Perhaps the biggest lie told by those on the left who continually spit bile at the Jewish state is that their contempt has nothing whatsoever to do with Jews, but merely with the state of Israel. It is the nature of the state, not its people, that is worthy of their hatred, or so we are told.

This is a lie. It is false.

Jews are a tiny minority that represent about .02 percent of the world population. Israel is the lone Jewish state. 80 percent of its population is Jewish and it contains something like 40 percent of the world Jewish population, supported by the great majority of diaspora Jews. Furthermore, as a secular democracy, the behavior of the state is reflective of the will of the people. When Israelis witness the southern part of their country endure years of rocket fire, and when they see the left-progressive movement condemn it for the crime of being a Jewish state, and therefore vote in right-wing politicians like Benjamin Netanyahu, the will of nearly half the world’s Jews is expressed. You cannot, therefore, condemn Israel without condemning the Jews.

It is for this reason why it is important to make a strong distinction between criticism and defamation. Claiming that Israel should be dismantled as a Jewish state is not “criticism.” Claiming that Israel is an “apartheid state” is not “criticism;” nor is charging that Israel is something akin to Nazi Germany “criticism,” either. These are not criticisms, but vile smears designed to delegitimize Israel for the eventual purpose of destroying the national home of the Jewish people.

And you want my support?

What kind of a fool thinks that the liberal-left can smack around the Jewish people and that the Jews will support them in their efforts to do so?
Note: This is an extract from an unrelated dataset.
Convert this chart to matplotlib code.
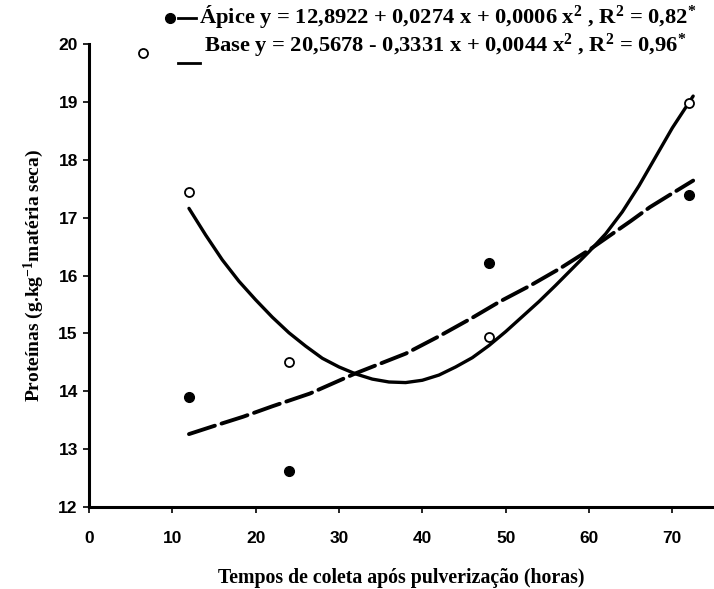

For the moment, the great majority of American Jews barely realize the level of anti-Zionism, and hatred toward Israel, that infests the grassroots / netroots of the progressive movement and the Democratic party. There is one thing that you can be certain of, however. If the anti-Zionism and Israel hate moves from the fringes to the center, Jews will run for the hills before they will continue to support any such movement.

Of course, that’s probably what some on the left would prefer to see, anyway.